Early in the new science-fiction film Robot & Frank Frank, an elderly man, gets a visit from his son, Hunter. Worried about his father's apparent decline, Hunter takes a gift out of the back of his car: a white robot with a humanlike body and a polite speaking voice.
The machine, Hunter promises, will keep his dad healthy and focused - and the house clean. Frank's not so sure: "That thing's going to kill me in my sleep," he worries. But before long the "healthcare" robot is cooking his meals, planting a garden and planning activities to keep his human overlord occupied.
The film's depiction of robot- human relations may still be a fantasy, but it's also a reminder we've been expecting elder-care robots like Frank's in the real world for several years now and, so far, they're nowhere to be seen. So what's the holdup?
Much of the Western World has ageing populations as baby boomers hit retirement age. It's unclear who will take care of all of these old people.
The solution, the robotics industry hopes, is technology.

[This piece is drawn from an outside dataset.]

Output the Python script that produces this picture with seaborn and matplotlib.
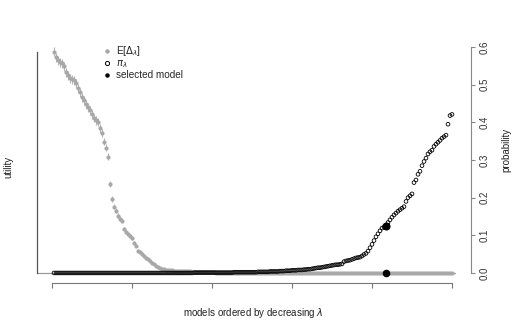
import numpy as np
import pandas as pd
import seaborn as sns
import matplotlib.pyplot as plt
from matplotlib.lines import Line2D

sns.set_style("white")
plt.rcParams['font.family'] = ['Liberation Sans', 'DejaVu Sans']
plt.rcParams['mathtext.fontset'] = 'dejavusans'

## expected utility E[Delta_lambda] per model (arbitrary units)
utility = [
    0.587, 0.573, 0.565, 0.560, 0.557, 0.549, 0.533, 0.525, 0.517, 0.515,
    0.512, 0.504, 0.491, 0.480, 0.467, 0.459, 0.448, 0.440, 0.432, 0.421,
    0.411, 0.405, 0.400, 0.384, 0.371, 0.349, 0.333, 0.309, 0.237, 0.197,
    0.176, 0.165, 0.152, 0.144, 0.139, 0.117, 0.109, 0.104, 0.099, 0.093,
    0.080, 0.072, 0.059, 0.056, 0.051, 0.045, 0.041, 0.037, 0.032, 0.027,
    0.024, 0.019, 0.015, 0.013, 0.011, 0.010, 0.009, 0.008, 0.007, 0.007,
    0.006, 0.006, 0.005, 0.005, 0.005, 0.004, 0.004, 0.004, 0.004, 0.003,
    0.003, 0.003, 0.003, 0.003, 0.002, 0.002, 0.002, 0.002, 0.002, 0.002,
    0.002, 0.001, 0.001, 0.001, 0.001, 0.001, 0.001, 0.001, 0.001, 0.001,
    0.001, 0.001, 0.001, 0.001, 0.001, 0.000, 0.000, 0.000, 0.000, 0.000,
    0.000, 0.000, 0.000, 0.000, 0.000, 0.000, 0.000, 0.000, 0.000, 0.000,
    0.000, 0.000, 0.000, 0.000, 0.000, 0.000, 0.000, 0.000, 0.000, 0.000,
    0.000, 0.000, 0.000, 0.000, 0.000, 0.000, 0.000, 0.000, 0.000, 0.000,
    0.000, 0.000, 0.000, 0.000, 0.000, 0.000, 0.000, 0.000, 0.000, 0.000,
    0.000, 0.000, 0.000, 0.000, 0.000, 0.000, 0.000, 0.000, 0.000, 0.000,
    0.000, 0.000, 0.000, 0.000, 0.000, 0.000, 0.000, 0.000, 0.000, 0.000,
    0.000, 0.000, 0.000, 0.000, 0.000, 0.000, 0.000, 0.000, 0.000, 0.000,
    0.000, 0.000, 0.000, 0.000, 0.000, 0.000, 0.000, 0.000, 0.000, 0.000,
    0.000, 0.000, 0.000, 0.000, 0.000, 0.000, 0.000, 0.000, 0.000, 0.000,
    0.000, 0.000, 0.000, 0.000, 0.000, 0.000, 0.000, 0.000, 0.000, 0.000,
]
## half-width of the error bars, only the first models have visible ones
utility_err = [
    0.012, 0.012, 0.012, 0.012, 0.012, 0.012, 0.012, 0.012, 0.012, 0.012,
    0.012, 0.012, 0.012, 0.012, 0.012, 0.012, 0.012, 0.012, 0.012, 0.012,
    0.011, 0.011, 0.011, 0.011, 0.010, 0.010, 0.010, 0.010, 0.008, 0.008,
    0.007, 0.007, 0.007, 0.006, 0.006, 0.005, 0.005, 0.005, 0.005, 0.005,
    0.004, 0.004, 0.004, 0.004, 0.004, 0.003, 0.003, 0.003, 0.003, 0.003,
]
## posterior probability pi_lambda per model
prob = [
    0.000, 0.000, 0.000, 0.000, 0.000, 0.000, 0.000, 0.000, 0.000, 0.000,
    0.000, 0.000, 0.000, 0.000, 0.000, 0.000, 0.000, 0.000, 0.000, 0.000,
    0.000, 0.000, 0.000, 0.000, 0.000, 0.000, 0.000, 0.000, 0.000, 0.000,
    0.000, 0.000, 0.000, 0.000, 0.000, 0.000, 0.000, 0.000, 0.000, 0.000,
    0.000, 0.000, 0.000, 0.000, 0.000, 0.000, 0.000, 0.000, 0.000, 0.000,
    0.000, 0.000, 0.000, 0.000, 0.000, 0.000, 0.000, 0.000, 0.000, 0.000,
    0.000, 0.000, 0.000, 0.000, 0.000, 0.000, 0.000, 0.000, 0.000, 0.000,
    0.001, 0.001, 0.001, 0.001, 0.001, 0.001, 0.001, 0.001, 0.001, 0.001,
    0.001, 0.001, 0.001, 0.001, 0.001, 0.001, 0.001, 0.001, 0.001, 0.001,
    0.002, 0.002, 0.002, 0.002, 0.002, 0.002, 0.002, 0.002, 0.002, 0.002,
    0.002, 0.002, 0.003, 0.003, 0.003, 0.003, 0.003, 0.003, 0.004, 0.004,
    0.004, 0.004, 0.004, 0.005, 0.005, 0.005, 0.006, 0.006, 0.006, 0.007,
    0.007, 0.007, 0.008, 0.008, 0.008, 0.009, 0.009, 0.010, 0.010, 0.011,
    0.012, 0.013, 0.014, 0.014, 0.015, 0.016, 0.017, 0.018, 0.019, 0.020,
    0.021, 0.022, 0.022, 0.023, 0.024, 0.030, 0.032, 0.033, 0.034, 0.036,
    0.038, 0.040, 0.041, 0.042, 0.045, 0.049, 0.052, 0.058, 0.067, 0.076,
    0.086, 0.096, 0.104, 0.112, 0.119, 0.122, 0.125, 0.134, 0.141, 0.148,
    0.154, 0.159, 0.164, 0.168, 0.172, 0.176, 0.190, 0.200, 0.205, 0.210,
    0.240, 0.247, 0.262, 0.270, 0.285, 0.296, 0.305, 0.316, 0.322, 0.326,
    0.336, 0.342, 0.347, 0.352, 0.358, 0.362, 0.366, 0.395, 0.418, 0.421,
]
selected = 167  ## position of the selected model
x_ticks = [0, 40, 80, 120, 160, 200]
prob_ticks = [0.0, 0.1, 0.2, 0.3, 0.4, 0.5, 0.6]

df = pd.DataFrame({"model": np.arange(1, len(prob) + 1), "utility": utility, "prob": prob})
sel = df[df["model"] == selected]

fig = plt.figure(figsize=(5.17, 3.29), dpi=100)
ax = fig.add_axes([37 / 517, 47 / 329, 434 / 517, 244 / 329])
ax2 = ax.twinx()

xlim = (-7.5, 209.5)
ylim = (-0.024, 0.624)
axis_col = "#555555"

## left: utility with error bars
ax.errorbar(df["model"][:len(utility_err)], df["utility"][:len(utility_err)], yerr=utility_err,
            fmt="none", ecolor="#b5b5b5", elinewidth=0.8, zorder=1)
ax.axhline(0, xmin=0, xmax=(len(prob) + 1.5 - xlim[0]) / (xlim[1] - xlim[0]), color="#999999", lw=0.9, zorder=1)
sns.scatterplot(data=df, x="model", y="utility", ax=ax, color="#a8a8a8", s=9, linewidth=0, zorder=2)
sns.scatterplot(data=sel, x="model", y="utility", ax=ax, color="black", s=30, linewidth=0, zorder=5)

## right: probability
sns.scatterplot(data=df, x="model", y="prob", ax=ax2, facecolor="none", edgecolor="black",
                s=7, linewidth=0.6, zorder=3)
sns.scatterplot(data=sel, x="model", y="prob", ax=ax2, color="black", s=34, linewidth=0, zorder=5)

for a in (ax, ax2):
    a.set_xlim(*xlim)
    a.set_ylim(*ylim)
    for s in a.spines.values():
        s.set_visible(False)

ax.spines["left"].set_visible(True)
ax.spines["left"].set_bounds(0, max(utility))
ax.spines["left"].set_color(axis_col)
ax.spines["left"].set_linewidth(0.9)
ax.set_yticks([])
ax.spines["bottom"].set_visible(True)
ax.spines["bottom"].set_bounds(x_ticks[0], x_ticks[-1])
ax.spines["bottom"].set_position(("outward", 1))
ax.spines["bottom"].set_color("#777777")
ax.set_xticks(x_ticks)
ax.set_xticklabels([])
ax.tick_params(axis="x", direction="out", length=3.5, width=0.8, color="#777777", bottom=True)

ax2.spines["right"].set_visible(True)
ax2.spines["right"].set_bounds(0, 0.6)
ax2.spines["right"].set_color("#888888")
ax2.set_yticks(prob_ticks)
ax2.set_yticklabels([f"{t:.1f}" for t in prob_ticks], rotation=90, va="center", fontsize=7, color="#333333")
ax2.tick_params(axis="y", direction="out", length=3, width=0.8, color="#888888", pad=3, right=True)

ax.set_xlabel(r"models ordered by decreasing $\lambda$", fontsize=7, color="#222222")
ax.xaxis.set_label_coords(0.498, -0.1)
ax.set_ylabel("utility", fontsize=7, color="#222222")
ax.yaxis.set_label_coords(-0.055, 0.47)
ax2.set_ylabel("probability", fontsize=7, color="#222222")
ax2.yaxis.set_label_coords(1.069, 0.54)

handles = [
    Line2D([], [], ls="none", marker="o", ms=3.2, mfc="#a8a8a8", mec="none"),
    Line2D([], [], ls="none", marker="o", ms=3.0, mfc="none", mec="black", mew=0.7),
    Line2D([], [], ls="none", marker="o", ms=3.2, mfc="black", mec="none"),
]
labels = [r"E[$\Delta_\lambda$]", r"$\pi_\lambda$", "selected model"]
ax.legend(handles, labels, loc="upper left", bbox_to_anchor=(0.155, 0.975), frameon=False,
          fontsize=7.2, handlelength=0.6, handletextpad=0.6, labelspacing=0.02,
          borderaxespad=0, borderpad=0)

fig.savefig("out.png", dpi=100)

In Japan, where panic over an ageing population is nothing new, elder care robots have been a priority for more than a decade.
One of the Japanese researchers' bigger successes is Paro, a touch-sensitive companion robot - a sort of hi-tech stuffed animal, shaped like a seal - for elderly people with cognitive disorders such as Alzheimer's.
In recent years, Japanese tech giant Panasonic has created a hair-washing robot, a drug delivery robot, a robotic bed and HOSPI-Rimo, a robot with a touch- screen that helps hospital patients communicate with doctors and family.
In the next decade, the selection of personal elder-care robots is expected to expand dramatically in the United States as well.
"Full robots with arms are still very expensive," says Ashutosh Saxena, a professor in the department of computer science at Cornell University, "but they are getting cheaper by the day."
He predicts that armless robots - capable of communicating verbally with the elderly and observing them in case of accidents - will hit the market within the next five years.
There's just one hiccup: the elderly themselves.
Robotic technology has proven to be alienating for many older people.
Alexander Libin, scientific director of simulation and education research at Medstar Health Research Institute, argues one of the biggest challenges is that the elderly need to be able to communicate easily with them.
Although many robots can now recognise voice commands, nonverbal cues pose a much bigger challenge.
Robots will also need to be specialised to cope with the elderly population's diverse needs.
"People with chronic illnesses like diabetes need a robot that can help them with shots, people with bad vision need guidance, people with cancer that are in pain will need a robot to entertain them by having a conversation or reading a book," Mr Libin says.
Thomas Rogers is a freelance writer based in New York and Berlin.